Query selection with mandatory field:

Third type of query selection can be selection of only mandatory field. It is observed that most of the sites have one compulsory field that should be selected and if values of this field are filled and submitted, it will give us the whole database and this retrieved database can be used for later searching. To maintain the uniformity, same field is selected in all local interfaces for submission. The selected field should be field which is seen as mandatory field in most of the sites.

Architecture for data extraction and integration approach:

An interface in integrated form [1] would provide uniform access to the data sources of a given domain of interest. Because some sites have restriction over the inputs, we cannot submit the blank form. So, Crawler submits the values of mandatory field and extracts the results. Mandatory field is selected and all the option values are filled to Global Interface which is formed by schema matching of all the local interfaces [1]. These values are now submitted to local interfaces of all sites and results are then extracted. Every local site will send its result into local database (table). Now, the large repository will be made to fetch all the data from local databases and make it global.

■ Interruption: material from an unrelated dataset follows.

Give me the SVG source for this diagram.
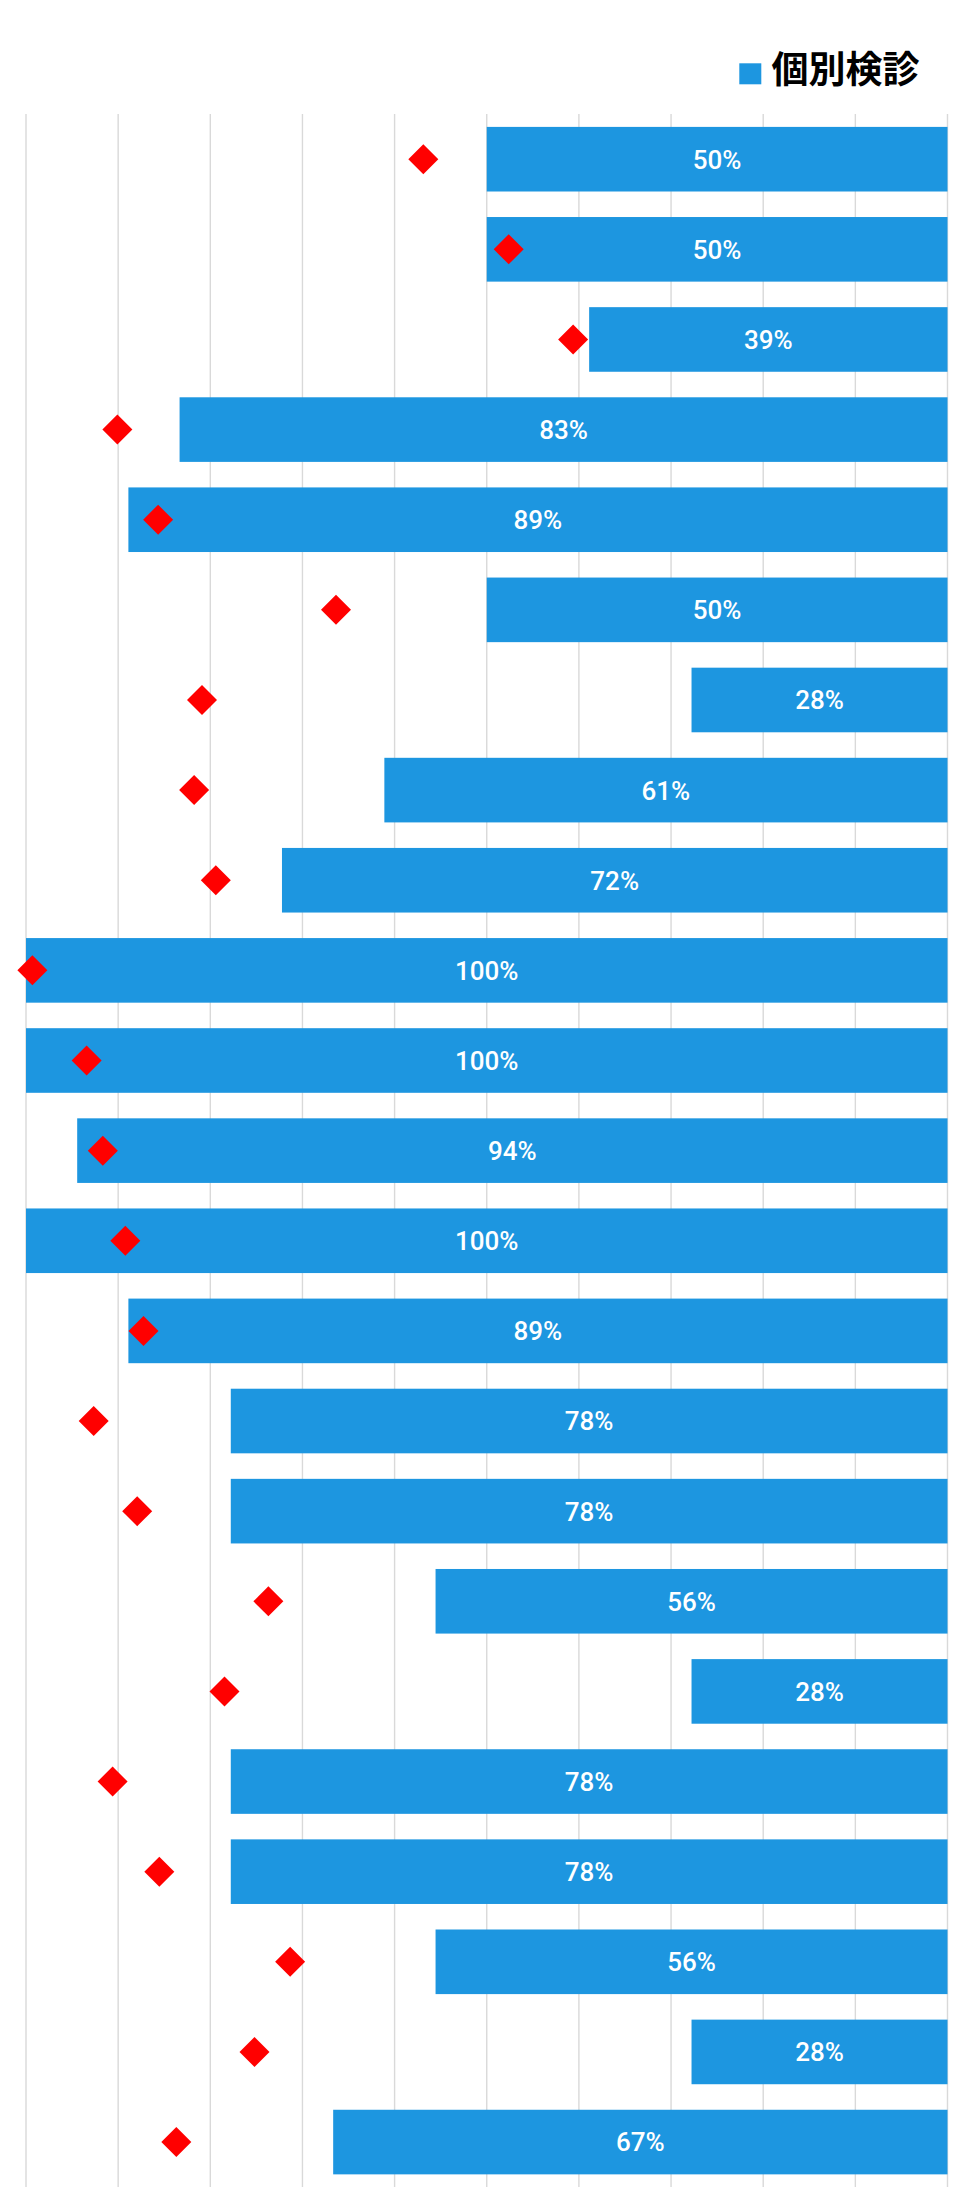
<svg xmlns="http://www.w3.org/2000/svg" xmlns:xlink="http://www.w3.org/1999/xlink" width="968" height="2206" viewBox="0 0 968 2206">
<style>
.grid line{stroke:#d9d9d9;stroke-width:1.4}
.bar{fill:#1d96e0}
.lbl{fill:#ffffff;font-family:Roboto,"Liberation Sans",sans-serif;font-size:26px;font-weight:500;text-anchor:middle}
.leg{fill:#000000;font-family:"Noto Sans CJK JP","Noto Sans CJK SC",sans-serif;font-size:37px;font-weight:700}
</style>
<defs>
<path id="dm" d="M0,-15 L15,0 L0,15 L-15,0 Z" fill="#ff0000"/>
</defs>
<rect width="968" height="2206" fill="#ffffff"/>
<g id="legend">
<rect x="739.3" y="63.3" width="22" height="21" fill="#1d96e0"/>
<text class="leg" x="771.5" y="83">個別検診</text>
</g>
<g class="grid" id="gridlines">
<line x1="26" y1="114" x2="26" y2="2187"/>
<line x1="118.15" y1="114" x2="118.15" y2="2187"/>
<line x1="210.3" y1="114" x2="210.3" y2="2187"/>
<line x1="302.45" y1="114" x2="302.45" y2="2187"/>
<line x1="394.6" y1="114" x2="394.6" y2="2187"/>
<line x1="486.75" y1="114" x2="486.75" y2="2187"/>
<line x1="578.9" y1="114" x2="578.9" y2="2187"/>
<line x1="671.05" y1="114" x2="671.05" y2="2187"/>
<line x1="763.2" y1="114" x2="763.2" y2="2187"/>
<line x1="855.35" y1="114" x2="855.35" y2="2187"/>
<line x1="947.5" y1="114" x2="947.5" y2="2187"/>
</g>
<g id="row1"><rect class="bar" x="486.75" y="126.9" width="460.75" height="64.6"/><text class="lbl" x="717.1" y="168.6">50%</text><use xlink:href="#dm" x="423.3" y="159.2"/></g>
<g id="row2"><rect class="bar" x="486.75" y="217.03" width="460.75" height="64.6"/><text class="lbl" x="717.1" y="258.73">50%</text><use xlink:href="#dm" x="508.7" y="249.33"/></g>
<g id="row3"><rect class="bar" x="589.14" y="307.16" width="358.36" height="64.6"/><text class="lbl" x="768.3" y="348.86">39%</text><use xlink:href="#dm" x="573.1" y="339.46"/></g>
<g id="row4"><rect class="bar" x="179.58" y="397.29" width="767.92" height="64.6"/><text class="lbl" x="563.5" y="438.99">83%</text><use xlink:href="#dm" x="117.4" y="429.59"/></g>
<g id="row5"><rect class="bar" x="128.39" y="487.42" width="819.11" height="64.6"/><text class="lbl" x="537.9" y="529.12">89%</text><use xlink:href="#dm" x="158.1" y="519.72"/></g>
<g id="row6"><rect class="bar" x="486.75" y="577.55" width="460.75" height="64.6"/><text class="lbl" x="717.1" y="619.25">50%</text><use xlink:href="#dm" x="336" y="609.85"/></g>
<g id="row7"><rect class="bar" x="691.53" y="667.68" width="255.97" height="64.6"/><text class="lbl" x="819.5" y="709.38">28%</text><use xlink:href="#dm" x="202" y="699.98"/></g>
<g id="row8"><rect class="bar" x="384.36" y="757.81" width="563.14" height="64.6"/><text class="lbl" x="665.9" y="799.51">61%</text><use xlink:href="#dm" x="194.1" y="790.11"/></g>
<g id="row9"><rect class="bar" x="281.97" y="847.94" width="665.53" height="64.6"/><text class="lbl" x="614.7" y="889.64">72%</text><use xlink:href="#dm" x="215.8" y="880.24"/></g>
<g id="row10"><rect class="bar" x="26" y="938.07" width="921.5" height="64.6"/><text class="lbl" x="486.75" y="979.77">100%</text><use xlink:href="#dm" x="32.4" y="970.37"/></g>
<g id="row11"><rect class="bar" x="26" y="1028.2" width="921.5" height="64.6"/><text class="lbl" x="486.75" y="1069.9">100%</text><use xlink:href="#dm" x="86.6" y="1060.5"/></g>
<g id="row12"><rect class="bar" x="77.19" y="1118.33" width="870.31" height="64.6"/><text class="lbl" x="512.3" y="1160.03">94%</text><use xlink:href="#dm" x="102.8" y="1150.63"/></g>
<g id="row13"><rect class="bar" x="26" y="1208.46" width="921.5" height="64.6"/><text class="lbl" x="486.75" y="1250.16">100%</text><use xlink:href="#dm" x="125.3" y="1240.76"/></g>
<g id="row14"><rect class="bar" x="128.39" y="1298.59" width="819.11" height="64.6"/><text class="lbl" x="537.9" y="1340.29">89%</text><use xlink:href="#dm" x="143.5" y="1330.89"/></g>
<g id="row15"><rect class="bar" x="230.78" y="1388.72" width="716.72" height="64.6"/><text class="lbl" x="589.1" y="1430.42">78%</text><use xlink:href="#dm" x="93.7" y="1421.02"/></g>
<g id="row16"><rect class="bar" x="230.78" y="1478.85" width="716.72" height="64.6"/><text class="lbl" x="589.1" y="1520.55">78%</text><use xlink:href="#dm" x="137.2" y="1511.15"/></g>
<g id="row17"><rect class="bar" x="435.56" y="1568.98" width="511.94" height="64.6"/><text class="lbl" x="691.5" y="1610.68">56%</text><use xlink:href="#dm" x="268.4" y="1601.28"/></g>
<g id="row18"><rect class="bar" x="691.53" y="1659.11" width="255.97" height="64.6"/><text class="lbl" x="819.5" y="1700.81">28%</text><use xlink:href="#dm" x="224.5" y="1691.41"/></g>
<g id="row19"><rect class="bar" x="230.78" y="1749.24" width="716.72" height="64.6"/><text class="lbl" x="589.1" y="1790.94">78%</text><use xlink:href="#dm" x="112.6" y="1781.54"/></g>
<g id="row20"><rect class="bar" x="230.78" y="1839.37" width="716.72" height="64.6"/><text class="lbl" x="589.1" y="1881.07">78%</text><use xlink:href="#dm" x="159.3" y="1871.67"/></g>
<g id="row21"><rect class="bar" x="435.56" y="1929.5" width="511.94" height="64.6"/><text class="lbl" x="691.5" y="1971.2">56%</text><use xlink:href="#dm" x="290.1" y="1961.8"/></g>
<g id="row22"><rect class="bar" x="691.53" y="2019.63" width="255.97" height="64.6"/><text class="lbl" x="819.5" y="2061.33">28%</text><use xlink:href="#dm" x="254.5" y="2051.93"/></g>
<g id="row23"><rect class="bar" x="333.17" y="2109.76" width="614.33" height="64.6"/><text class="lbl" x="640.3" y="2151.46">67%</text><use xlink:href="#dm" x="176.3" y="2142.06"/></g>
</svg>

In HTML, tables are defined with the <table> tag. A table is divided into rows (with the <tr> tag), and each row is divided into data cells (with the <td> tag). td stands for "table data," and holds the content of a data cell. The data stored in backend databases is in structured form (table form). So, we can extract the table data from the database by looking at the tags. So, we will extract results which lies inside the <tr>….</tr> tags and all the rows are extracted which lies inside, <td>….</td>



Fill Global Interface with values of mandatory field

Submit same values to local interfaces

Local interfaces

Local databases

Data Repository with distinct records

SQL Query Formation

Global Interface

Result page

User Interface

Fig2: Architecture for data extraction and integration

Removing Duplicate Records:

Data is extracted from all the local databases by submitting same query to respective local interfaces. However, it is very much possible that many of these sites contain same results or same tuples. Hence, data repository should be made in such a way that duplicate records are removed while merging. To remove duplicate records, Sql query is fired and all the distinct tuples are inserted into data repository as shown below in fig 2. Sql query is shown below.

insert into table3 select * from table1 union select * from table2;

Query Formation:

One template is made for construction of query. When user gives the keyword in search box of the search engine, Search engine responds with the Global search interface form [1] for specific domain which contains certain attributes and will be filled by the user. If it is partially filled, then it will be filled with all the permitted values. SQL query is made automatically using attribute-value pairs in global interface by query generator. This query is fired on data repository as shown in below.

Select * from from table3

Where a1='x1' and a2='x2' and a3='x3';

Where a1, a2 ,…. are the attributes and x1, x2, x3 are the values filled in the form.


In this paper we proposed a new information retrieval service that can help users to find the desired information in integrated form. To minimize user effort, the problem of automatically interaction with hidden web sources is explored. In this paper hidden web data extraction method has been discussed. This system contains four components, Interface analyses, query selection, query submission, result extraction. Repository is formed by the data extracted from various sites. In addition to this, duplicate records are also removed from repository and this repository is prepared for user search. Later on, When user fills the global form for searching, SQL query is fired o this repository to get the desired result. Hence, the user's effort is minimized by just filling only one form i.e Global interface.